The hardest thing about the hunger strike is keeping myself from eating junk food, which so often happens and then negates all the calories I burned during the long run the day before. I don’t mind the hunger strike, but it always appears that I run out of healthy food.

So excuse me if I look at everyone and everything like a piece of meat today. I’ve got food seriously on my mind.

Anyone else experience the hunger strike?

Breaking news: Video of Missoula Marathon Finish

I’m the one who is sprinting to the finish, passing people and then doing the V for victory arm race as I run under the Finish banner.

Running Uphill

With another half marathon around the corner and the need to begin working on my ‘climbing’ skills for the Two Bear Marathon, Astro and I took to the M Trail today and ran up every other steep switchback. The total elevation gain was around 800 feet.
I was happily surprised that, although, yes, it was hard, I could actually run up the trail. I can see that in a few weeks I could make it running up the whole trail instead of every other switchback. I’m curious to see how it affects my flat ground (or even just not hideously steep ground) running.

Of course, I am icing my calves tonight as a result, but running up the side of a mountain will do that to you.

We’ll see if there’s any benefit during tomorrow’s 5 miler.


Missoula Half Marathon Race Report

After the perspective a few days will give to any endeavor, I’m ready to give my Missoula 13.1 Race Report.

After a wonderful 5k experience the morning before, I was a little worried how my legs were going to be holding up come Sunday morning. I was a little sore, and did feel the effects of the 5k about halfway through the race, but I still finished strong.

I awoke at 3am after preparing everything I’d need for race day the night before. Hopped on my bike and, ringing my bell furiously all the way to scare of bears and deer, headed for downtown Missoula to pick up the shuttle to the race start on Blue Mountain. I arrived as early as I could handle, with about 45 minutes to sit around and wait for the race start. I practiced my race pace a bit. Used the port-a-potties numerous times (I always freak out that I’ll have to go in the middle of the race and end up waiting in some port-a-potty line while minutes tick by and my pace goes down the tubes).

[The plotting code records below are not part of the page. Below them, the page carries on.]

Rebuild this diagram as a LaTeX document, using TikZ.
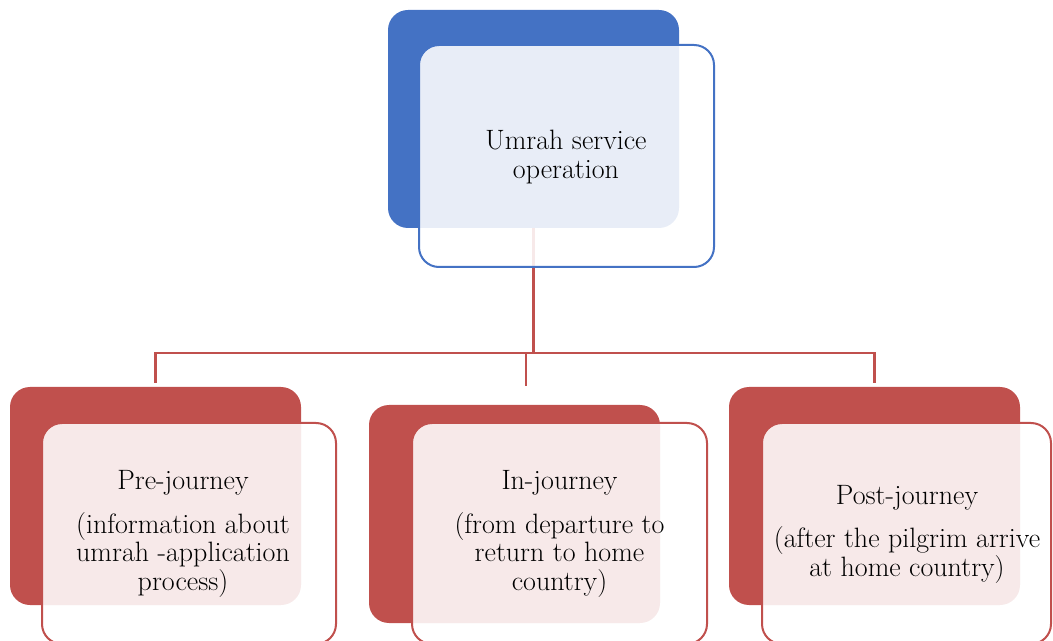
\documentclass[tikz,border=0pt]{standalone}
\usetikzlibrary{calc}
\definecolor{blu}{HTML}{4472C4}
\definecolor{rd}{HTML}{C0504D}
\pgfdeclarelayer{bg}
\pgfsetlayers{bg,main}
\begin{document}
\begin{tikzpicture}[x=0.75pt,y=-0.75pt,
  backbox/.style 2 args={rectangle, rounded corners=15pt, inner sep=0pt, outer sep=0pt,
    minimum width=#1*0.75pt, minimum height=#2*0.75pt},
  frontbox/.style 2 args={rectangle, rounded corners=15pt, inner sep=0pt, outer sep=0pt,
    minimum width=#1*0.75pt, minimum height=#2*0.75pt, fill=white, fill opacity=0.88,
    draw opacity=1, line width=1.5pt},
  txt/.style={align=center, inner sep=0pt, font=\fontsize{21}{21.5}\selectfont},
  conn/.style={draw=rd, line width=1.7pt}]
\useasboundingbox (0,0) rectangle (1053,641);

% back boxes
\node[backbox={291}{218}, fill=blu] (tb) at (533.5,119) {};
\node[backbox={291}{218}, fill=rd] (lb) at (155.5,496) {};
\node[backbox={291}{218}, fill=rd] (mb) at (514.5,514) {};
\node[backbox={291}{218}, fill=rd] (rb) at (874.5,496) {};

% front boxes
\node[frontbox={295}{222}, draw=blu] (tf) at (566.5,156) {};
\node[frontbox={294}{221}, draw=rd] (lf) at (189,533.5) {};
\node[frontbox={295}{221}, draw=rd] (mf) at (559.5,533.5) {};
\node[frontbox={289}{221}, draw=rd] (rf) at (906.5,533.5) {};

% texts
\node[txt] (tt) at (566,157) {Umrah service\\operation};
\node[txt] (lt) at (183,534) {Pre-journey\\[11pt](information about\\umrah -application\\process)};
\node[txt] (mt) at (559.5,534) {In-journey\\[11pt](from departure to\\return to home\\country)};
\node[txt] (rt) at (907,534) {Post-journey\\[11pt](after the pilgrim arrive\\at home country)};

% connectors
\begin{pgfonlayer}{bg}
\coordinate (hb) at (533,353);
\coordinate (lj) at ($(lb.north)+(0,-4)$);
\coordinate (rj) at ($(rb.north)+(0,-4)$);
\coordinate (mj) at (526,386);
\draw[conn] (tb.south) -- (tb.south |- hb);
\draw[conn] (lj) |- (hb) -| (rj);
\draw[conn] (mj) -- (mj |- hb);
\end{pgfonlayer}
\end{tikzpicture}
\end{document}
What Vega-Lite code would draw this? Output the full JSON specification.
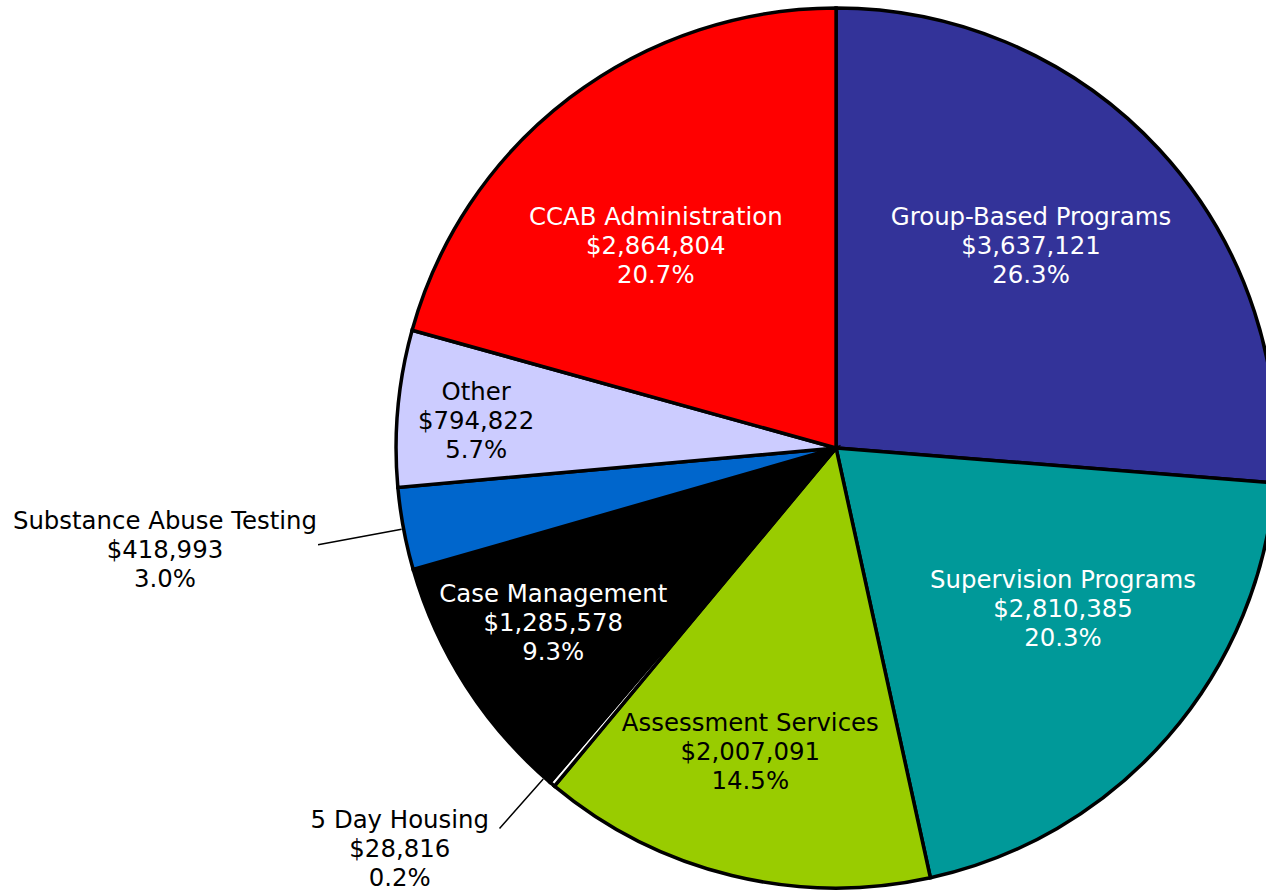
{
  "$schema": "https://vega.github.io/schema/vega-lite/v6.json",
  "width": 1266,
  "height": 891,
  "autosize": {"type": "none"},
  "padding": 0,
  "background": "white",
  "config": {
    "view": {"stroke": null},
    "mark": {"x": {"expr": "width*0.6604"}, "y": {"expr": "height/2+2.5"}},
    "text": {"font": "DejaVu Sans", "fontSize": 24.4, "lineHeight": 29, "lineBreak": "\n", "align": "center", "baseline": "middle", "dy": -27}
  },
  "data": {
    "values": [
      {"category": "Group-Based Programs", "amount": 3637121, "order": 1},
      {"category": "Supervision Programs", "amount": 2810385, "order": 2},
      {"category": "Assessment Services", "amount": 2007091, "order": 3},
      {"category": "5 Day Housing", "amount": 28816, "order": 4},
      {"category": "Case Management", "amount": 1285578, "order": 5},
      {"category": "Substance Abuse Testing", "amount": 418993, "order": 6},
      {"category": "Other", "amount": 794822, "order": 7},
      {"category": "CCAB Administration", "amount": 2864804, "order": 8}
    ]
  },
  "transform": [
    {"joinaggregate": [{"op": "sum", "field": "amount", "as": "total"}]},
    {"window": [{"op": "sum", "field": "amount", "as": "cum"}], "sort": [{"field": "order", "order": "ascending"}], "frame": [null, 0]},
    {"calculate": "(datum.cum - datum.amount) / datum.total", "as": "start"},
    {"calculate": "datum.cum / datum.total", "as": "end"},
    {"calculate": "(datum.cum - datum.amount / 2) / datum.total", "as": "mid"},
    {"calculate": "datum.category + '\\n' + format(datum.amount, '$,') + '\\n' + format(datum.amount / datum.total, '.1%')", "as": "label"}
  ],
  "layer": [
    {
      "mark": {"type": "arc", "radius": 440, "stroke": "black", "strokeWidth": 3.5, "strokeJoin": "miter"},
      "encoding": {
        "theta": {"field": "start", "type": "quantitative", "stack": null, "scale": {"type": "linear", "domain": [0, 1], "range": [0, 6.283185307179586], "zero": false, "nice": false}},
        "theta2": {"field": "end"},
        "color": {
          "field": "category", "type": "nominal", "legend": null,
          "scale": {
            "domain": ["Group-Based Programs", "Supervision Programs", "Assessment Services", "5 Day Housing", "Case Management", "Substance Abuse Testing", "Other", "CCAB Administration"],
            "range": ["#333399", "#009999", "#99CC00", "#FFFFFF", "#000000", "#0066CC", "#CCCCFF", "#FF0000"]
          }
        }
      }
    },
    {
      "transform": [{"filter": "datum.category == 'Substance Abuse Testing'"}],
      "mark": {"type": "arc", "radius": 527, "radius2": 442, "filled": false, "stroke": "black", "strokeWidth": 1.5},
      "encoding": {"theta": {"field": "mid", "type": "quantitative", "stack": null}, "theta2": {"field": "mid"}}
    },
    {
      "transform": [{"filter": "datum.category == '5 Day Housing'"}],
      "mark": {"type": "arc", "radius": 508, "radius2": 442, "thetaOffset": 0.023, "theta2Offset": 0.023, "filled": false, "stroke": "black", "strokeWidth": 1.5},
      "encoding": {"theta": {"field": "mid", "type": "quantitative", "stack": null}, "theta2": {"field": "mid"}}
    },
    {
      "transform": [{"filter": "datum.category == 'Group-Based Programs'"}],
      "mark": {"type": "text", "radius": 281.5, "thetaOffset": -0.0599, "color": "white"},
      "encoding": {"theta": {"field": "mid", "type": "quantitative", "stack": null}, "text": {"field": "label"}}
    },
    {
      "transform": [{"filter": "datum.category == 'Supervision Programs'"}],
      "mark": {"type": "text", "radius": 277.7, "thetaOffset": -0.1028, "color": "white"},
      "encoding": {"theta": {"field": "mid", "type": "quantitative", "stack": null}, "text": {"field": "label"}}
    },
    {
      "transform": [{"filter": "datum.category == 'Assessment Services'"}],
      "mark": {"type": "text", "radius": 315, "thetaOffset": 0.0365, "color": "black"},
      "encoding": {"theta": {"field": "mid", "type": "quantitative", "stack": null}, "text": {"field": "label"}}
    },
    {
      "transform": [{"filter": "datum.category == 'Case Management'"}],
      "mark": {"type": "text", "radius": 332, "thetaOffset": 0.0199, "color": "white"},
      "encoding": {"theta": {"field": "mid", "type": "quantitative", "stack": null}, "text": {"field": "label"}}
    },
    {
      "transform": [{"filter": "datum.category == 'Other'"}],
      "mark": {"type": "text", "radius": 361, "thetaOffset": -0.0136, "color": "black"},
      "encoding": {"theta": {"field": "mid", "type": "quantitative", "stack": null}, "text": {"field": "label"}}
    },
    {
      "transform": [{"filter": "datum.category == 'CCAB Administration'"}],
      "mark": {"type": "text", "radius": 271.5, "thetaOffset": -0.0761, "color": "white"},
      "encoding": {"theta": {"field": "mid", "type": "quantitative", "stack": null}, "text": {"field": "label"}}
    },
    {
      "transform": [{"filter": "datum.category == 'Substance Abuse Testing'"}],
      "mark": {"type": "text", "radius": 678.7, "thetaOffset": 0.0349, "color": "black"},
      "encoding": {"theta": {"field": "mid", "type": "quantitative", "stack": null}, "text": {"field": "label"}}
    },
    {
      "transform": [{"filter": "datum.category == '5 Day Housing'"}],
      "mark": {"type": "text", "radius": 591.7, "thetaOffset": 0.128, "color": "black"},
      "encoding": {"theta": {"field": "mid", "type": "quantitative", "stack": null}, "text": {"field": "label"}}
    }
  ]
}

Finally it was time to go. The race organizers forgot the “READY, SET, GO!” and the cannon went BOOM and we went off. The first 5 miles or so are pretty much all downhill, with very slight inclines between the downhill portions. Thanks to the downhill, up until mile 9 I was (AMAZINGLY) set to finish in almost exactly 2 hours. That would have been about a 9:53 mile pace, and I was going faster then that. Then, the prior day’s 5k started to wear on me. I could feel my left hamstring making the old familiar “I’m unhappy” twinges. But I dug deep and decided to focus on my pace and cadence and stick to my plan–walk all the aid stations. My pace slowed a bit, but I finished exactly as I had planned. I was shooting for somewhere between 2:10 and 2:20, and I finished in 2:12:28 with a 10:07 race pace. And because I laid back a little bit at the end, I finished the race with plenty left in the gas tank.

I usually sprint the last half mile to mile, full out at a 5:15 or less mile pace. But for some reason, maybe because I didn’t realize it was about to be over, I didn’t get my sprint into gear until the last quarter mile. It’s okay though, no regrets, a great race, a great time had, and I feel super strong from it.

After a couple of days recovery I’m back into training and getting ready for the next race and the road to marathon success. Next up is the Idaho Falls Half Marathon in two weeks, where I’m hoping to PR and sub 2 hour thanks to a super fast course (straight downhill for 6 miles then perfectly flat for the rest…are you kidding?!). Then I’ll continue increasing my mileage as I prep for the Two Bear Marathon. I am considering, and it will depend on other vacation plans, doing the Pocatella Marathon a few weeks before the Two Bear as a training run. Two Bear is going to be so brutal, Pocatella might be a good prep for all that elevation gain… but we shall see.

That’s all for now. My stats weren’t anything to report about, I was basically at the beginning of the middle of the pack, at the end of the first 1/3 of all the finishers. I’m happy with that.